WHAT THE TASK REQUIRES: Filter the entries below, keeping only lines with the word "that".

GIVEN DATA:
=-=-=-=-=
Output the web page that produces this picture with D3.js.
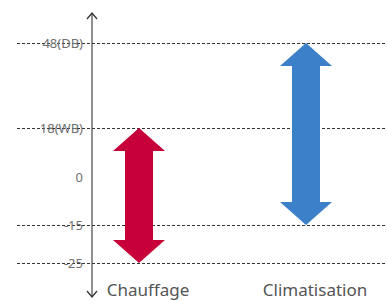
=-=-=-=-=
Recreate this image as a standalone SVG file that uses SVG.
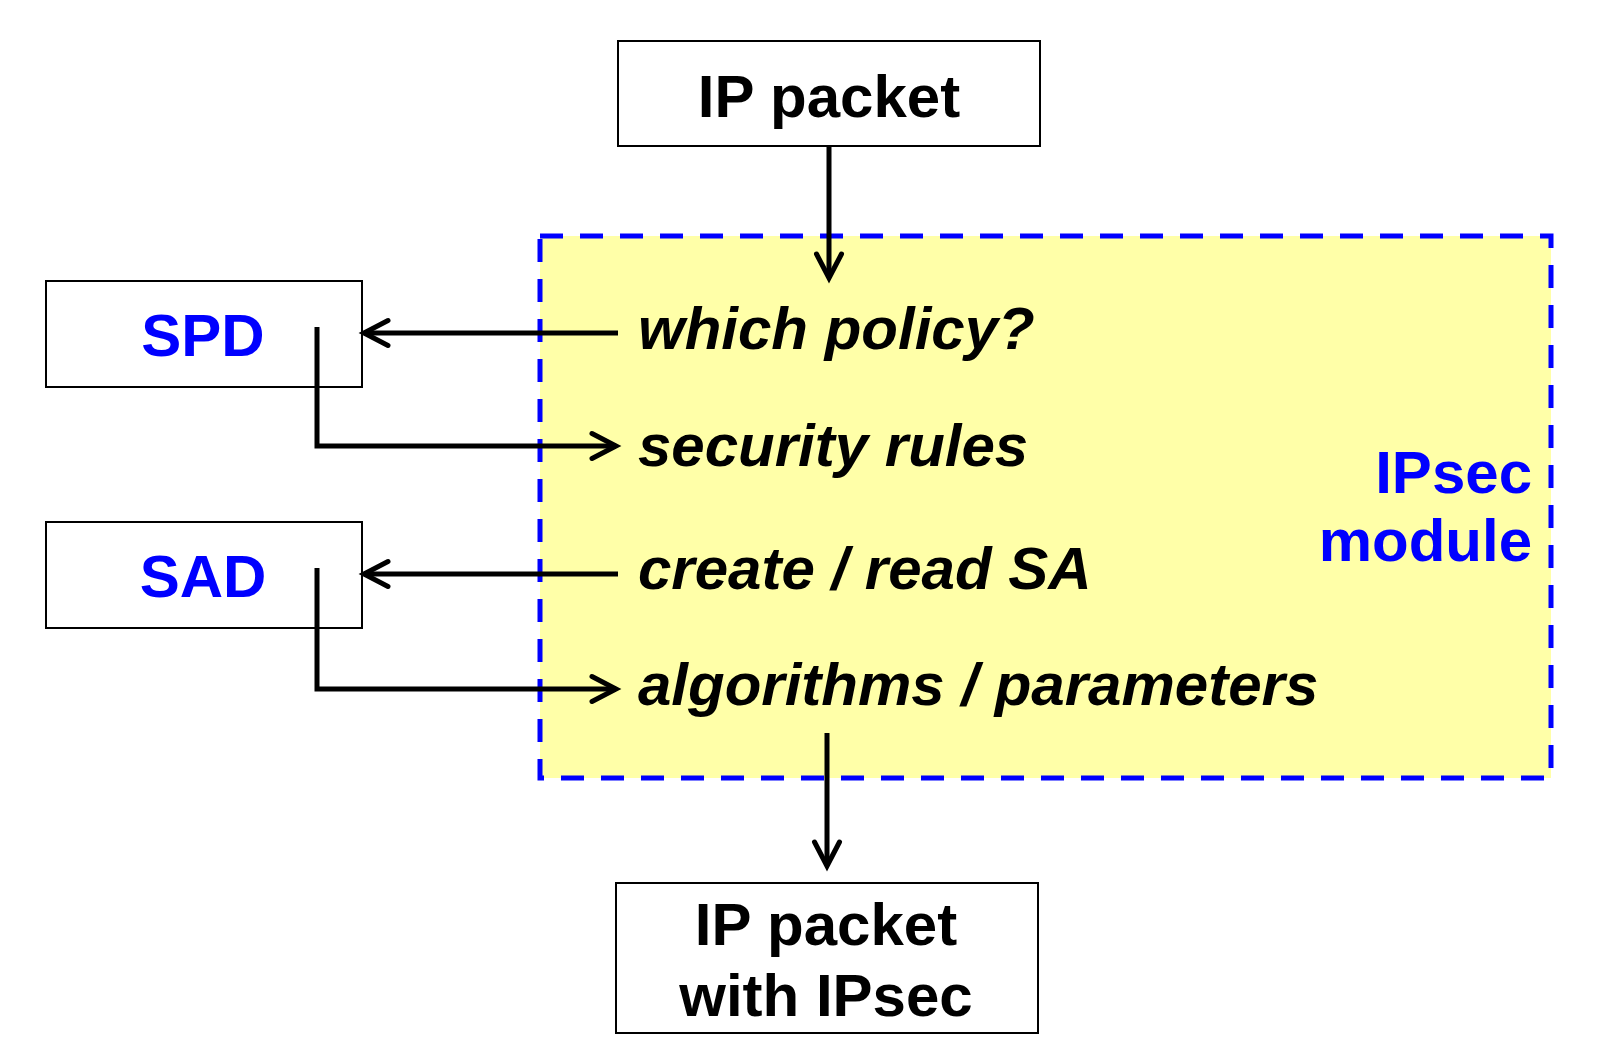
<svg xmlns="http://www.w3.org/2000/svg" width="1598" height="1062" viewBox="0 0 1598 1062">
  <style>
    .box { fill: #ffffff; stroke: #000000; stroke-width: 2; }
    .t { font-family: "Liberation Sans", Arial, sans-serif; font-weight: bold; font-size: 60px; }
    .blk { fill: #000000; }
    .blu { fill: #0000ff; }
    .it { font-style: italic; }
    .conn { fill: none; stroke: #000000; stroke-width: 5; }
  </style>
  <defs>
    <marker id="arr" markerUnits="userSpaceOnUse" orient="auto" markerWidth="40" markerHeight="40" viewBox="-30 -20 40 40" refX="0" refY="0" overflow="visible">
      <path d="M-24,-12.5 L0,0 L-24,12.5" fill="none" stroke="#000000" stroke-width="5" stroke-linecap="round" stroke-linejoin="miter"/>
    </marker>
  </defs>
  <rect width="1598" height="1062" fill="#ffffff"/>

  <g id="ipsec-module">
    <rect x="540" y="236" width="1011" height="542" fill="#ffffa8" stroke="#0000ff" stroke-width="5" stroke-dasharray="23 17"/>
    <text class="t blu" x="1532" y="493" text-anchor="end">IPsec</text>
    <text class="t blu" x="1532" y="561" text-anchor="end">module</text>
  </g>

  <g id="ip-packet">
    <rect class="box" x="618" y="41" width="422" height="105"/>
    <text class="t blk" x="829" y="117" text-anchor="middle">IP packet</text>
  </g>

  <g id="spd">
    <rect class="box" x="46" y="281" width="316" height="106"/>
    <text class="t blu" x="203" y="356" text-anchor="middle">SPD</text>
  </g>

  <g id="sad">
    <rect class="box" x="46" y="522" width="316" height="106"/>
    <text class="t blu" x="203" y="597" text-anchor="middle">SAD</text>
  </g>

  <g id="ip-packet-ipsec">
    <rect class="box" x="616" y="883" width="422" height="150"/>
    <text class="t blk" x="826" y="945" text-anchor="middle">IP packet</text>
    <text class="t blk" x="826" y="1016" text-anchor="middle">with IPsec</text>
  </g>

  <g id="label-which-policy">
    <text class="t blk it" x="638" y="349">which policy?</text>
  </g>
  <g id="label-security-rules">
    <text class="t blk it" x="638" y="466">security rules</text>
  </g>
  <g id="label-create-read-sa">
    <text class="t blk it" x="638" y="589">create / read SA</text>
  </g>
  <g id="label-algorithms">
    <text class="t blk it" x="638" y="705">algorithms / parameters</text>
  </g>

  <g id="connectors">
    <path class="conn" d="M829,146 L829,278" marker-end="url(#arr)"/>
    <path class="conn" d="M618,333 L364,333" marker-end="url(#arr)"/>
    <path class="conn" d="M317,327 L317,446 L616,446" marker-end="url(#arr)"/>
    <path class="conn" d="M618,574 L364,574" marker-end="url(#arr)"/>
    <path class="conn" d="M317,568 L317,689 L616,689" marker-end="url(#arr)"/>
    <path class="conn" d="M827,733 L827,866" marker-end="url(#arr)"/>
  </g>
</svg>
=-=-=-=-=
EXERCISE OUTPUT:
Output the web page that produces this picture with D3.js.
Recreate this image as a standalone SVG file that uses SVG.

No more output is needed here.